Once he was asked who was the best captain he had served under and he replied: "Well, any captain's a good one if you're winning." After reflection he added that F. S. G. Calthorpe was the happiest captain he had known.

He loved thinking about the cricket, and in particular about the craft of wicket-keeping. In assessing Bert Oldfield and "Dick" Lilley as the greatest wicket-keepers who have ever played, he referred to "an enthusiasm greater even than dedication". He was too modest to claim that attribute for himself, but others would claim it for him.
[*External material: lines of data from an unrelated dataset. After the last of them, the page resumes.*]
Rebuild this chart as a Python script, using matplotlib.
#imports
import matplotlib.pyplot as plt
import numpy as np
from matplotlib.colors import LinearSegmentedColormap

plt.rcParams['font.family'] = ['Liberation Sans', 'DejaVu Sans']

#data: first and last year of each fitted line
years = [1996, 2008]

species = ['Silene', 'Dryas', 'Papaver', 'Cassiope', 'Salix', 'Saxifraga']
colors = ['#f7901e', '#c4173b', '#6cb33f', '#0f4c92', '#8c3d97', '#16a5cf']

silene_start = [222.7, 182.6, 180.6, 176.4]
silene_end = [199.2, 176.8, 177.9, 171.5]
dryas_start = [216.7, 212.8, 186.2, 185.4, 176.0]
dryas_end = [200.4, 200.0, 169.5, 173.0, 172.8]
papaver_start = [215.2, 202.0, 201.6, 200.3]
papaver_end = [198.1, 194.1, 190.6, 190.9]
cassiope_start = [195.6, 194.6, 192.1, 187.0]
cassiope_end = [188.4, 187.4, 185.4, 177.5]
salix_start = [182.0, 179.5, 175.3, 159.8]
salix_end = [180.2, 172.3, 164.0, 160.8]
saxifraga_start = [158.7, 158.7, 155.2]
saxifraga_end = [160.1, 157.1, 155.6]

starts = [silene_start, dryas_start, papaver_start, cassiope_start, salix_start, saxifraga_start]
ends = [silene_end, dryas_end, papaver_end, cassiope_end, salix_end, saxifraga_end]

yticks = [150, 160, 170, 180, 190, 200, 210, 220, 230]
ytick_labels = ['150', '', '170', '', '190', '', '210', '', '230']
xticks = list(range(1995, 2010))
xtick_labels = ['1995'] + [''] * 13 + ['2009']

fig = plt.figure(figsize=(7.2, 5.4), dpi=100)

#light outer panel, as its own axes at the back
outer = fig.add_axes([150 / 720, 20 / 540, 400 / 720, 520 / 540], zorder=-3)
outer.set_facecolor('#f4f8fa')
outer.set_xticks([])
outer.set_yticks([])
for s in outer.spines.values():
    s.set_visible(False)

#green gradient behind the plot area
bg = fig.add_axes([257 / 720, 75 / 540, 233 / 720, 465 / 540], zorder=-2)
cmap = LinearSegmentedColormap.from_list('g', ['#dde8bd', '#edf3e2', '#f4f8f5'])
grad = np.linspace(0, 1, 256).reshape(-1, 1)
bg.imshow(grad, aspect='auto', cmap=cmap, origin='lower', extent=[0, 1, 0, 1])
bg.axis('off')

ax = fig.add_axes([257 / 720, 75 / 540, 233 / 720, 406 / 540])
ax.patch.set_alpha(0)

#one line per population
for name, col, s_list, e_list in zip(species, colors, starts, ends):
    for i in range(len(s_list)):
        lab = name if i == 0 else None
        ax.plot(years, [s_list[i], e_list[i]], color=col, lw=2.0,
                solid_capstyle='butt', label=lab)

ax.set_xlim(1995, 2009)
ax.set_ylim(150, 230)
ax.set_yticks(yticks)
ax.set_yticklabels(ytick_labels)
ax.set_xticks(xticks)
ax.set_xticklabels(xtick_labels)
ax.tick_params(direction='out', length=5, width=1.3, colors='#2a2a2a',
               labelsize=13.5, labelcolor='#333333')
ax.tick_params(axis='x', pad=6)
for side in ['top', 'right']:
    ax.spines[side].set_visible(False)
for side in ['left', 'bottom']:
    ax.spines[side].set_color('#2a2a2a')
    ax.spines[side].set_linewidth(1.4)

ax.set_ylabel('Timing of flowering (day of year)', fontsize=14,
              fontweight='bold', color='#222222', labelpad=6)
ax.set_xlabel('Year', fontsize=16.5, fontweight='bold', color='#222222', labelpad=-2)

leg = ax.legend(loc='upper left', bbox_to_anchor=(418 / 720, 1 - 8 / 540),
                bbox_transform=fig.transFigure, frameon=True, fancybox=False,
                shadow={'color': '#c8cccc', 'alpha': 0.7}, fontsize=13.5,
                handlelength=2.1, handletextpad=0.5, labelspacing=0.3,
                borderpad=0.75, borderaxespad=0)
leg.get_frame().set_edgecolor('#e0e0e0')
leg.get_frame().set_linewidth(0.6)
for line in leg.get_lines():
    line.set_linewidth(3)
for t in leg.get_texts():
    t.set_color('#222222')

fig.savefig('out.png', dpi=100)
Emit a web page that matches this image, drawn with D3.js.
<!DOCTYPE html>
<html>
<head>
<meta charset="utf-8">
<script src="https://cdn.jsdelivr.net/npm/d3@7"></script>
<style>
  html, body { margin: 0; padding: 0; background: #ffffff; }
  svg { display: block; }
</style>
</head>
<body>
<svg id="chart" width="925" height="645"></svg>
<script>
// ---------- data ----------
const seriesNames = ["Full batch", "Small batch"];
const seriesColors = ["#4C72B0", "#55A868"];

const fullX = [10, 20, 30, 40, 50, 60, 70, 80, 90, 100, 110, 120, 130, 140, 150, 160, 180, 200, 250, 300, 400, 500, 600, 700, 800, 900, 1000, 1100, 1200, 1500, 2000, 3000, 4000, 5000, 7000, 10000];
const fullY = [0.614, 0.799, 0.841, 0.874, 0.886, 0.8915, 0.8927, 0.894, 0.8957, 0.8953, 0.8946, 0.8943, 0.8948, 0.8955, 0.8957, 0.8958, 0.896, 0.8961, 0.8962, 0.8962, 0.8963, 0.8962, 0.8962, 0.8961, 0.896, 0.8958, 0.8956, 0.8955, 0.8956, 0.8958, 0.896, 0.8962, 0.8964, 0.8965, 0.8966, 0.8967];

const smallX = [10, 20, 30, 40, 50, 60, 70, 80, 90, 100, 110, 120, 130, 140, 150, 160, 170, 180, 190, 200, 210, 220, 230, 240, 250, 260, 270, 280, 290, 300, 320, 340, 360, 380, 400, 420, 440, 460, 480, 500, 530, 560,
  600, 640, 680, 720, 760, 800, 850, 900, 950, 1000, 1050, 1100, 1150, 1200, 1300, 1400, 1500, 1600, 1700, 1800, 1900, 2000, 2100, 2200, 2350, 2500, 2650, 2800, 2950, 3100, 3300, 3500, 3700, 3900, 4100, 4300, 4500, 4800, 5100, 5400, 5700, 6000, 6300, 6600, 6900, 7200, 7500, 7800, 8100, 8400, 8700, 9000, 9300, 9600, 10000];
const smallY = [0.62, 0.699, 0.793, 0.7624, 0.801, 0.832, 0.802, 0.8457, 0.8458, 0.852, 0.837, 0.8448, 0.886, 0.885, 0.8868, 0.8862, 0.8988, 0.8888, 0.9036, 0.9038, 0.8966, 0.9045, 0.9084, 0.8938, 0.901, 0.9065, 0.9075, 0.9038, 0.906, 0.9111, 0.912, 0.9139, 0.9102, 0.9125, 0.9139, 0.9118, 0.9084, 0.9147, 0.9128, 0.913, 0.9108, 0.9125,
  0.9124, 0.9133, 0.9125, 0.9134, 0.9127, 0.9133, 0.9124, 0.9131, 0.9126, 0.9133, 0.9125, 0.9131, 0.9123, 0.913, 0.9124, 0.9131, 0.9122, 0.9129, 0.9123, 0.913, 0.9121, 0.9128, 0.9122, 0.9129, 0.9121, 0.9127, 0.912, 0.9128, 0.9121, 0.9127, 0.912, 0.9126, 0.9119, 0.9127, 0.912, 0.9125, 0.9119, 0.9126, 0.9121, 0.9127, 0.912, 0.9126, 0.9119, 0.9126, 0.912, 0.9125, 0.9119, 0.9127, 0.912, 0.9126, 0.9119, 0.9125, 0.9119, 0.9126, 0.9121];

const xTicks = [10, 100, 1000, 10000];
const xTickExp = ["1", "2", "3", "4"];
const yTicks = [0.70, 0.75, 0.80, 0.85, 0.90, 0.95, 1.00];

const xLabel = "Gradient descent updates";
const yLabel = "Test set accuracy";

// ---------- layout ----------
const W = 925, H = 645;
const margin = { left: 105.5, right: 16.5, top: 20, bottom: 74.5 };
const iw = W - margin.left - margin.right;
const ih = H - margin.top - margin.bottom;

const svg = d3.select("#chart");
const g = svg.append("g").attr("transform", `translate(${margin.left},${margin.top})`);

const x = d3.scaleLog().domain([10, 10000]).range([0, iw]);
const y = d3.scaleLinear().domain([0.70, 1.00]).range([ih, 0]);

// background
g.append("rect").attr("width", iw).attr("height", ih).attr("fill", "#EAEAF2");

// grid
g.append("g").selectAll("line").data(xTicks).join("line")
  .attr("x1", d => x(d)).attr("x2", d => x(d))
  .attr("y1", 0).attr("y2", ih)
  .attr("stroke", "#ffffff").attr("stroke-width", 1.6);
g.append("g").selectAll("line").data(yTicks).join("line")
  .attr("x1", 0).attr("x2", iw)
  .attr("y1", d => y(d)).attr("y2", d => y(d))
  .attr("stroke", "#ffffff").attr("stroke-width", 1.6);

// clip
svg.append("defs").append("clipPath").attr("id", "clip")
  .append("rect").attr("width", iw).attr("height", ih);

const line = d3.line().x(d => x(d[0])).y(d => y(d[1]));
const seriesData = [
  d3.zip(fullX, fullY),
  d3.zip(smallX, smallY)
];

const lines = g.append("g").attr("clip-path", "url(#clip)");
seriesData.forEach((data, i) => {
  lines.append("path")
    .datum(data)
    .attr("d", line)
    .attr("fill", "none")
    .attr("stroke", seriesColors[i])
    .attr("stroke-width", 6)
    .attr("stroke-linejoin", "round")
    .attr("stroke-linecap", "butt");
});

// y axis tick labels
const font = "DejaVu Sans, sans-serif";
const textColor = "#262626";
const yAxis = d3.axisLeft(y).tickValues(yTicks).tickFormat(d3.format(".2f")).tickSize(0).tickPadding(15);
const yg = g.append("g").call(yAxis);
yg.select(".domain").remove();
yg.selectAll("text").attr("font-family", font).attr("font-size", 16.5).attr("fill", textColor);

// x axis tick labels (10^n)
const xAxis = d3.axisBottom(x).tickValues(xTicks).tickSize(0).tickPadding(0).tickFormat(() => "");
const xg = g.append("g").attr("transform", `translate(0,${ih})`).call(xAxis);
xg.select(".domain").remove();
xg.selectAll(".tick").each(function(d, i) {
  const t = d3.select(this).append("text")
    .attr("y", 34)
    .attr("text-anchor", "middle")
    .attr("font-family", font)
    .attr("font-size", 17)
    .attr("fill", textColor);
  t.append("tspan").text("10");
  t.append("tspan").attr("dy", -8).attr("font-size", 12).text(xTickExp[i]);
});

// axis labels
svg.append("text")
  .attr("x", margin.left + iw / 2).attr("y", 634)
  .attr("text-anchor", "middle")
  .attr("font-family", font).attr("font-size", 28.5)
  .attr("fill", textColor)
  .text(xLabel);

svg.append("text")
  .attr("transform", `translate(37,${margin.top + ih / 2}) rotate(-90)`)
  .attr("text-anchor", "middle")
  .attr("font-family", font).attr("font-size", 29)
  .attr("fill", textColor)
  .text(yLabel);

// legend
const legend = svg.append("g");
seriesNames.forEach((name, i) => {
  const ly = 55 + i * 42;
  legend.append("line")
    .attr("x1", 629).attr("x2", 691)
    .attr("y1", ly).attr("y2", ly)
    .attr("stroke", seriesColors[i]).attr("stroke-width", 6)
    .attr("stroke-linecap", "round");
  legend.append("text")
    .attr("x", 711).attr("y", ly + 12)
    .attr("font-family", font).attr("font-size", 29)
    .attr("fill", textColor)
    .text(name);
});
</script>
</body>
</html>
When Field-Marshal Slim spoke of the Birmingham spirit of "resilience, adaptability and a cheerful refusal to lie down under difficulties", he had summed up "Tiger" Smith in a nutshell. The seventeen-year-old boy from Benacre Street who had lost the tip of two fingers in a works accident, and who asked the Edgbaston authorities for a job as a wicket-keeper, possessed these qualities in good measure. Which was why he played for England at the age of 25.